Brad Paisley OnlineJust as songs can grow on us over time, songs can lose their shine just as easily. These are the songs that I once enjoyed and even loved in some cases, but have lost their appeal either due to over exposure or changing tastes.

What songs did you once enjoy, but now no longer appreciate?

Here’s my list:

  1. Tim McGraw, “Don’t Take the Girl”
  2. Garth Brooks, “The Dance”
  3. Garth Brooks, “The River”
  4. Brad Paisley, “Online”
  5. Dolly Parton, “Think About Love” (Though I’d like this one again with updated production)

14 Comments

  1. It’s funny that two of your inclusions are Garth Brooks songs….I’d actually take it further and say that very little of his catalog has aged well. I never thought Allen Reynolds’ production sounded particularly good back in the 90s, but most of it it just sounds like a demo done on the cheap now…

  2. Five albums that have lost their shine:
    the Chase
    In Pieces
    Fresh Horses
    Sevens
    Scarecrow
    Haven’t played them in a lot of years. I do occasionally play a cd I made up from my favorite songs on his first 3 albums.

  3. I like all of those Garth albums and think that most of his music holds up today. I like the way Allen Reynolds’ production blended steel guitar. I also like that I can know it’s a Garth song just by hearing those steel guitar mixed productions. I feel like it’s refreshing to hear a Garth song these days. I’m an unapologetic Garth Brooks fan though.

    I chose those two particular Brooks songs because of over-saturation more than just not liking them. I do think that while I once loved “The River”, it’s seemed more Disney-esque to me for the past few years.

  4. I came up with only three (but two of them were hard to put on here):

    UNEASY RIDER (Charlie Daniels Band): Back in 1973, when this reached the Top 10 on the pop chart, this bluegrass-influenced novelty record of a longhaired type who gets stuck in a Mississippi bar with a bunch of rednecks was quite funny. But the humor has worn off a fair amount for me since then, because its maker long ago became in reality the very one-dimensional kind of redneck he went after here.

    SHE’S IN LOVE WITH THE BOY (Trisha Yearwood): I don’t so much hate this record, which I believe at the time of its 1991 release was the first debut single by a female country artist to hit #1 since Connie Smith did it with “Once A Day” in late 1964. I just think it got overexposed in its time. Thankfully, it wasn’t the last hit of Trisha’s, since she showed herself to be more than a one-trick pony in the years that followed.

    DON’T KNOW MUCH (Linda Ronstadt and Aaron Neville): It pains me a bit to put Linda on a negative-feeling list like this, but I want to make clear that, as with her acolyte Trisha, it is only because of radio over-exposure that this 1989 hit song (which, unfortunately, is likely to be her final Top 10 hit) has lost some of its luster. It also, I feel, got too many people that all Linda ever did with was sing duets with Aaron, which was far from the truth.

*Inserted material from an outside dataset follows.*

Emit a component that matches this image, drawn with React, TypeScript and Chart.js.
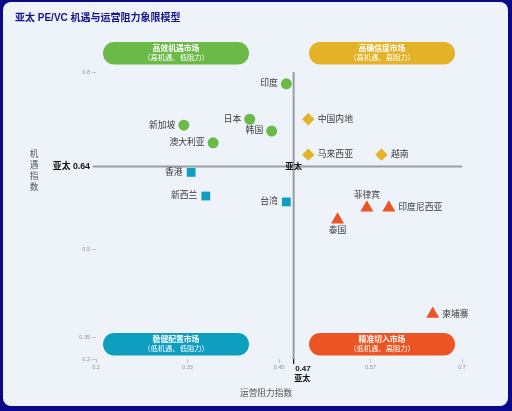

  5. Leann – out of interest what did you think of his latest Man Against Machine “endeavor”?

    I think it suffers from my earlier complaint about Reynolds’ production in that it just sounds terrible. It’s almost as if they wheeled in Mark Milller and said “Mark, since we can’t have Reynolds back can we at least make it sound like he produced it?”!

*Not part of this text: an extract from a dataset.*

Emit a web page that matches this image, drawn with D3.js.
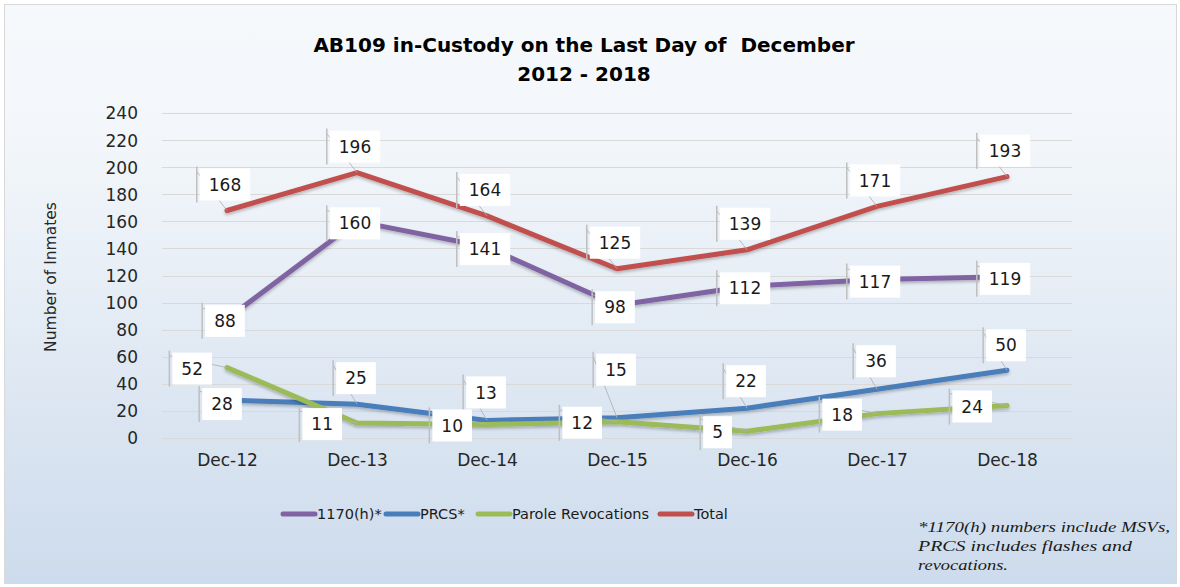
<!DOCTYPE html>
<html>
<head>
<meta charset="utf-8">
<script src="https://cdn.jsdelivr.net/npm/d3@7"></script>
<style>
  html, body { margin: 0; padding: 0; background: #ffffff; }
  svg { display: block; }
  .pre { white-space: pre; }
</style>
</head>
<body>
<svg id="chart" width="1180" height="587"></svg>
<script>
// ---------------- data ----------------
const categories = ["Dec-12", "Dec-13", "Dec-14", "Dec-15", "Dec-16", "Dec-17", "Dec-18"];
const series1170h = [88, 160, 141, 98, 112, 117, 119];
const seriesPRCS = [28, 25, 13, 15, 22, 36, 50];
const seriesParole = [52, 11, 10, 12, 5, 18, 24];
const seriesTotal = [168, 196, 164, 125, 139, 171, 193];
const yTicks = [0, 20, 40, 60, 80, 100, 120, 140, 160, 180, 200, 220, 240];
const seriesNames = ["1170(h)*", "PRCS*", "Parole Revocations", "Total"];
const titleLines = ["AB109 in-Custody on the Last Day of  December", "2012 - 2018"];
const yAxisTitle = "Number of Inmates";
const footnoteLines = ["*1170(h) numbers include MSVs,", "PRCS includes flashes and", "revocations."];

// ---------------- styles / layout ----------------
const colors = ["#8064a2", "#4a7ebb", "#9bbb59", "#c0504d"];
const seriesValues = [series1170h, seriesPRCS, seriesParole, seriesTotal];
const labelMode = ["center", "above", "left", "above"];
const prcsLabelDy = [4, -26, -28, -48, -27, -28, -25];
const FONT = "'DejaVu Sans', sans-serif";

const svg = d3.select("#chart");

const defs = svg.append("defs");
const grad = defs.append("linearGradient").attr("id", "bg").attr("x1", 0).attr("y1", 0).attr("x2", 0).attr("y2", 1);
grad.append("stop").attr("offset", "0%").attr("stop-color", "#f6f9fc");
grad.append("stop").attr("offset", "25%").attr("stop-color", "#f2f6fa");
grad.append("stop").attr("offset", "100%").attr("stop-color", "#cddbec");
const shadow = defs.append("filter").attr("id", "shadow").attr("x", "-10%").attr("y", "-10%").attr("width", "120%").attr("height", "130%");
shadow.append("feDropShadow").attr("dx", 0).attr("dy", 2).attr("stdDeviation", 1.5).attr("flood-color", "#000").attr("flood-opacity", 0.25);

svg.append("rect").attr("x", 4.5).attr("y", 4.5).attr("width", 1172).attr("height", 579)
  .attr("fill", "url(#bg)").attr("stroke", "#d9d9d9").attr("stroke-width", 1);

const plotLeft = 162, plotRight = 1072, plotTop = 113, plotBottom = 438;
const x = d3.scalePoint().domain(categories).range([plotLeft, plotRight]).padding(0.5);
const y = d3.scaleLinear().domain([0, 240]).range([plotBottom, plotTop]);

// gridlines
svg.append("g").selectAll("line").data(yTicks).join("line")
  .attr("x1", plotLeft).attr("x2", plotRight)
  .attr("y1", d => Math.round(y(d)) + 0.5).attr("y2", d => Math.round(y(d)) + 0.5)
  .attr("stroke", "#d9d9d9").attr("stroke-width", 1.2);

// y axis labels
const yAxis = d3.axisLeft(y).tickValues(yTicks).tickSize(0).tickPadding(0);
const yg = svg.append("g").attr("transform", `translate(138,0)`).call(yAxis);
yg.select(".domain").remove();
yg.selectAll("text").attr("font-family", FONT).attr("font-size", 17).attr("fill", "#262626").attr("dy", "0.35em");

// x axis labels
const xAxis = d3.axisBottom(x).tickSize(0).tickPadding(0);
const xg = svg.append("g").attr("transform", `translate(0,460)`).call(xAxis);
xg.select(".domain").remove();
xg.selectAll("text").attr("font-family", FONT).attr("font-size", 17).attr("fill", "#262626").attr("dy", "0.35em");

// title
svg.append("g").selectAll("text").data(titleLines).join("text")
  .attr("class", "pre")
  .attr("x", 584).attr("y", (d, i) => 52 + i * 29)
  .attr("text-anchor", "middle").attr("font-family", FONT).attr("font-weight", "bold")
  .attr("font-size", 20).attr("fill", "#000").text(d => d);

// y axis title
svg.append("text").attr("transform", "translate(56,277) rotate(-90)")
  .attr("text-anchor", "middle").attr("font-family", FONT).attr("font-size", 15.5)
  .attr("fill", "#262626").text(yAxisTitle);

// lines
const line = d3.line().x((d, i) => x(categories[i])).y(d => y(d));
const linesG = svg.append("g");
seriesValues.forEach((vals, s) => {
  linesG.append("path").datum(vals).attr("d", line)
    .attr("fill", "none").attr("stroke", colors[s]).attr("stroke-width", 5)
    .attr("stroke-linejoin", "round").attr("stroke-linecap", "round")
    .attr("filter", "url(#shadow)");
});

// data labels
const labelsG = svg.append("g");
const leaderG = svg.append("g");
const measure = svg.append("text").attr("font-family", FONT).attr("font-size", 17).attr("visibility", "hidden");
seriesValues.forEach((vals, s) => {
  vals.forEach((v, i) => {
    const px = x(categories[i]), py = y(v);
    measure.text(String(v));
    const tw = measure.node().getComputedTextLength();
    const bw = tw + 18, bh = 32;
    let cx, cy;
    if (labelMode[s] === "center") { cx = px - 2; cy = py + 2; }
    else if (labelMode[s] === "left") { cx = px - 15 - bw / 2; cy = py + 1; }
    else if (s === 1) { cx = px - 1; cy = py + prcsLabelDy[i]; if (i === 0) cx = px - 5; }
    else { cx = px - 2; cy = py - 26; }
    const bx = cx - bw / 2, by = cy - bh / 2;
    labelsG.append("rect").attr("x", bx).attr("y", by).attr("width", bw).attr("height", bh).attr("fill", "#ffffff");
    labelsG.append("text").attr("x", cx).attr("y", cy).attr("dy", "0.36em")
      .attr("text-anchor", "middle").attr("font-family", FONT).attr("font-size", 17)
      .attr("fill", "#1a1a1a").text(v);
    const lx = bx - 3;
    leaderG.append("line").attr("class", "vbar").attr("x1", lx).attr("x2", lx).attr("y1", by - 2).attr("y2", by + bh + 2)
      .attr("stroke", "#bfbfbf").attr("stroke-width", 1.5);
    leaderG.append("line").attr("class", "diag").attr("x1", lx).attr("y1", by + 3).attr("x2", px).attr("y2", py)
      .attr("stroke", "#b0b0b0").attr("stroke-width", 1).attr("opacity", 0.85);
  });
});
measure.remove();
labelsG.raise();
leaderG.selectAll("line.vbar").raise();

// legend
const legendItems = [
  { name: seriesNames[0], x0: 283 },
  { name: seriesNames[1], x0: 386 },
  { name: seriesNames[2], x0: 478 },
  { name: seriesNames[3], x0: 660 }
];
const legG = svg.append("g");
legendItems.forEach((it, s) => {
  legG.append("line").attr("x1", it.x0).attr("x2", it.x0 + 32).attr("y1", 514).attr("y2", 514)
    .attr("stroke", colors[s]).attr("stroke-width", 5).attr("stroke-linecap", "round");
  legG.append("text").attr("x", it.x0 + 34).attr("y", 514).attr("dy", "0.35em")
    .attr("font-family", FONT).attr("font-size", 14.5).attr("fill", "#1a1a1a").text(it.name);
});

// footnote
const fnWidths = [252, 214, 90];
svg.append("g").selectAll("text").data(footnoteLines).join("text")
  .attr("x", 918).attr("y", (d, i) => 532 + i * 19)
  .attr("font-family", "'Liberation Serif', serif").attr("font-style", "italic")
  .attr("font-size", 15).attr("fill", "#1a1a1a")
  .attr("textLength", (d, i) => fnWidths[i]).attr("lengthAdjust", "spacingAndGlyphs")
  .text(d => d);
</script>
</body>
</html>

  6. I thought it was decent. I liked 9 songs from it, which is more than I was expecting. I hated the lead single, but some of the other songs that I didn’t like from it had nothing to do with the production, but rather, his growling vocals. If he hadn’t done the growling thing, I would’ve liked most of those songs too.

  7. Just for anyone who cares about things like this, but label-head Jimmy Bowen REALLY wanted to produce Garth. He pursued it hard. Bowen had done a similar thing with Allen Reynolds back when he was with Elektra and took over producing for Crystal Gayle. But Garth was determined to keep Reynolds as his producer so it never happened. I never knew what Bowen’s issue was with Reynolds but he obviously didn’t care for his producing style.

  8. I never liked “Don’t Take The Girl” but the song of Tim’s that lost its shine for me was “It’s Your Love” (with Faith Hill) , a song that grew more cloying with each listen.

    Dolly’s original version of “I Will Always Love You” was okay but subsequent re-recordings of the song (plus the dreadful Whitney Houston recording) combined to make it one of my least favorite Dolly Parton songs.

    I like Vince Gill but I find that I almost always like his side projects (Notorious Cherry Bombs, Time Jumpers, New Nashville Cats) much better than I like his solo efforts. I liked “Go Rest High On That Mountain” when it initially arrived, but the song has been woefully overexposed. Still Vince is very talented and it is hard to believe it has been fifteen years since he had a top ten single (his albums still sell – his last five albums all reached #4 on the charts)

  9. Can’t really point to any one artist on this topic, but I can say the heavy use of the electronic keyboard in the 80’s and 90’s has decreased the shelf life of quite a few country hits. From Ronnie Milsap to Earl Thomas Conley, the music sounds just as in style as green shag carpeting in the sunken living room just outside of a linoleum tile kitchen with harvest gold appliances.

  10. I think many of Brad Paisley’s singles haven’t aged well at all. I guess that’s what you get whcn you build a lot of your early identity on novelty tunes. Songs like “I’m Gonna Miss Her” and “Celebrity” that were cute back in 2003 don’t sound so entertaining anymore. Even “Welcome to the Future” now sounds like it belongs in a time capsule. In some ways I feel he’s never gotten beyond that stuff, even though he’s written some fine songs.

  11. I think it’s largely a question of production as to whether a song can weather the years or not. I would add that some of those early 2000s Toby Keith songs (Red White & Blue, American Soldier etc) all have that sort of tinny James Stroud sound that has really aged them. Anyone familiar with Keith’s work or maybe even Darryl Worley’s early work (Have You Forgotten) will know exactly what I mean…

  12. …and speaking of James Stroud I think he produced the above mentioned “It’s Your Love” and most of the “Everywhere” album for Tim McGraw…now that album doesn’t sound good at all these days…(just crank up opener “Where The Green Grass Grows” to see what I mean).

  13. PPS Caj – nice anecdote about Jimmy Bowen and Garth. Bowen had a very very different sound to Reynolds and would’ve taken Garth in a much different direction….so I guess it wasn’t to be!